Over the past few years we have seen more and more tech start ups, a seemingly endless stream of beta services and applications. The vast majority of new start ups being offered free. Some of these are obviously financed by banner advertising sales, google, facebook and hotmail for example all have very obvious banner ads. Other services, are financed by offering a free basic services, to attract users but then charging once they start to need more space or more features, flickr or hotmail being a good examples. But there are other services that don’t seem to have any such advertising or charges, twitter or ping.fm for example. It could be that they are just playing a long game and building their business before introducing, advertising or a charge, or they could be charging in other ways, for example some free instant messaging services charge enterprises for connection to their integrated communications services, others services may see user or usage statistics, or may charge a shareware fee for using their technologies in other products.
But how will these business models, and the services they have produced be affected by the credit crunch? On his dot.life blog Rory Cellan-Jones the BBC’s technology correspondent suggests, in the past fews days there are sign that the economic slow down is starting to hit tech start ups. Rory describes an email circulating the tech community from Jason Calacanis, predicting the credit crunch to kill 50-80% of start ups in the next 18 months.
There is lots of talk of echos of the dot com boom and bust of 2000, and there are arguments that there are still venture capitalists with money to invest, and that these businesses are built on different business models.

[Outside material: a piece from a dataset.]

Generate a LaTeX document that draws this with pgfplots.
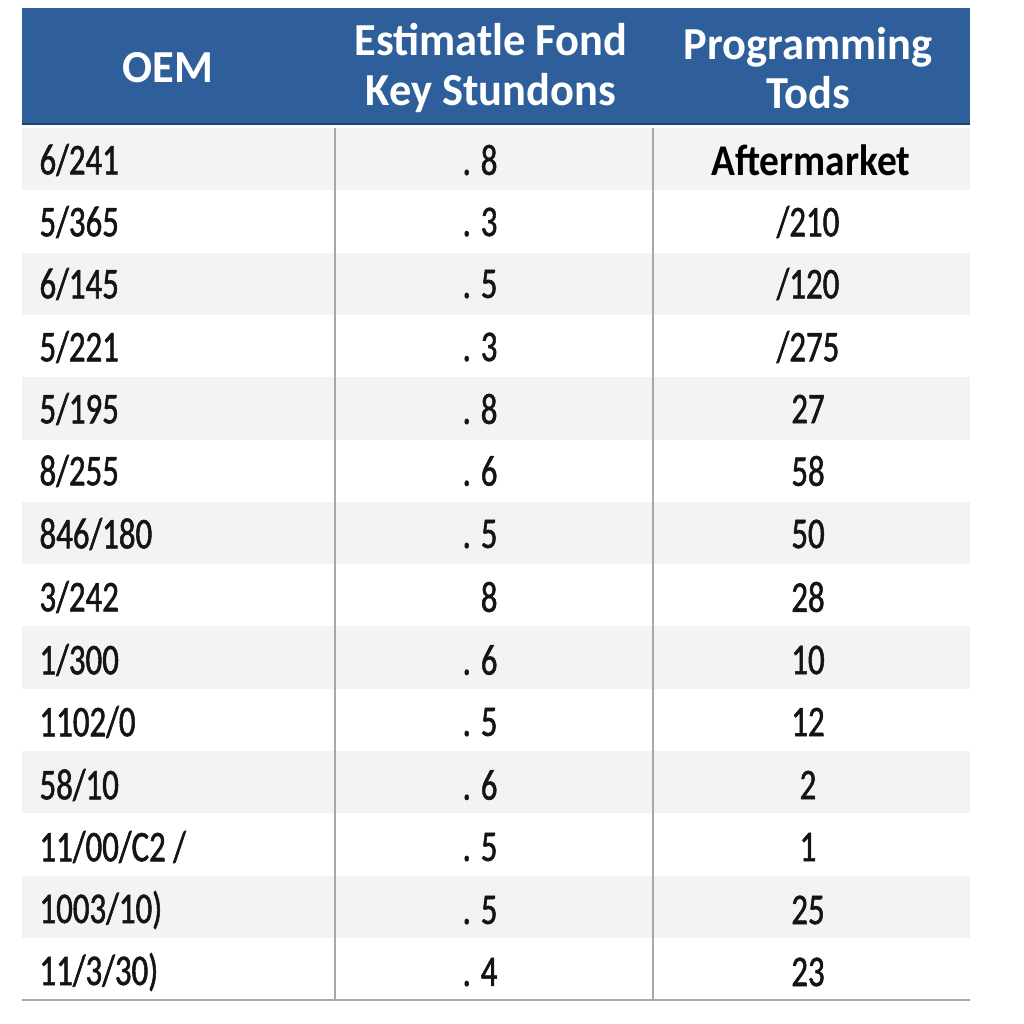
\documentclass[border=0pt]{standalone}
\usepackage{pgfplots}
\pgfplotsset{compat=1.18}
\usepackage{fontspec}
\setmainfont{Carlito}
\newfontfamily\bodyfont{Carlito}[FakeStretch=0.75, FakeBold=1.2]
\newfontfamily\amfont{Carlito}[FakeStretch=0.9]
\newfontfamily\hdrfont{Carlito}[FakeStretch=0.97]
\definecolor{hdr}{HTML}{2E5F9A}
\definecolor{hdrdark}{HTML}{1E446F}
\definecolor{stripe}{HTML}{F1F3F5}
\definecolor{rulec}{HTML}{A8A8A8}
\definecolor{txt}{HTML}{141414}
\tikzset{hfont/.style={font=\hdrfont\bfseries\fontsize{46}{50}\selectfont, align=center}}
\begin{document}
\begin{tikzpicture}
\begin{axis}[scale only axis, width=1024bp, height=1024bp,
  xmin=0, xmax=1024, ymin=0, ymax=1024, y dir=reverse,
  axis lines=none, clip=false]
\path (axis cs:0,0) rectangle (axis cs:1024,1024);
% header band
\fill[hdr] (axis cs:22,8) rectangle (axis cs:970,125);
\draw[hdrdark, line width=2bp] (axis cs:22,124) -- (axis cs:970,124);
% stripes
\pgfplotsinvokeforeach{0,2,4,6,8,10,12}{
  \fill[stripe] (axis cs:22,{128+62.3*#1}) rectangle (axis cs:970,{128+62.3*(#1+1)});
}
% rules
\draw[rulec, line width=2bp] (axis cs:335,128) -- (axis cs:335,1000);
\draw[rulec, line width=2bp] (axis cs:653,128) -- (axis cs:653,1000);
\draw[rulec, line width=2.5bp] (axis cs:22,1000) -- (axis cs:970,1000);
% header text
\node[hfont, text=white] at (axis cs:168,68) {OEM};
\node[hfont, text=white] at (axis cs:491,68) {Estimatle Fond\\Key Stundons};
\node[hfont, text=white] at (axis cs:808,68) {Programming\\Tods};
% column 1 (OEM)
\addplot[draw=none, mark=none, nodes near coords, point meta=explicit symbolic,
  nodes near coords style={anchor=west, text=txt, font=\bodyfont\fontsize{44}{48}\selectfont}]
coordinates {
(36,160)[6/241] (36,222)[5/365] (36,284)[6/145] (36,347)[5/221]
(36,409)[5/195] (36,471)[8/255] (36,534)[846/180] (36,597)[3/242]
(36,660)[1/300] (36,722)[1102/0] (36,785)[58/10] (36,847)[11/00/C2 /]
(36,910)[1003/10)] (36,972)[11/3/30)]
};
% column 2
\addplot[draw=none, mark=none, nodes near coords, point meta=explicit symbolic,
  nodes near coords style={anchor=east, text=txt, font=\bodyfont\fontsize{44}{48}\selectfont}]
coordinates {
(501,160)[. 8] (501,222)[. 3] (501,284)[. 5] (501,347)[. 3]
(501,409)[. 8] (501,471)[. 6] (501,534)[. 5] (501,597)[8]
(501,660)[. 6] (501,722)[. 5] (501,785)[. 6] (501,847)[. 5]
(501,910)[. 5] (501,972)[. 4]
};
% column 3
\addplot[draw=none, mark=none, nodes near coords, point meta=explicit symbolic,
  nodes near coords style={anchor=center, text=txt, font=\bodyfont\fontsize{44}{48}\selectfont}]
coordinates {
(808,222)[/210] (808,284)[/120] (808,347)[/275]
(808,409)[27] (808,471)[58] (808,534)[50] (808,597)[28]
(808,660)[10] (808,722)[12] (808,785)[2] (808,847)[1]
(808,910)[25] (808,972)[23]
};
\addplot[draw=none, mark=none, nodes near coords, point meta=explicit symbolic,
  nodes near coords style={anchor=center, text=black, font=\amfont\bfseries\fontsize{44}{48}\selectfont}]
coordinates {(811,160)[Aftermarket]};
\end{axis}
\end{tikzpicture}
\end{document}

But the question is with a failing stock market, and with both businesses and consumers feeling the pinch will these models still stand up to the pressure. It is often the case that advertising budgets are the first to go when times are hard, and while its unlikely that the likes of google or facebook will be hit how will the smaller start ups fair.
All this being said ‘necessity is the mother of invention’ and some of the biggest names in the tech industry today started off in bedrooms and garages with only a couple of people, a great idea and a passion to make it a reality.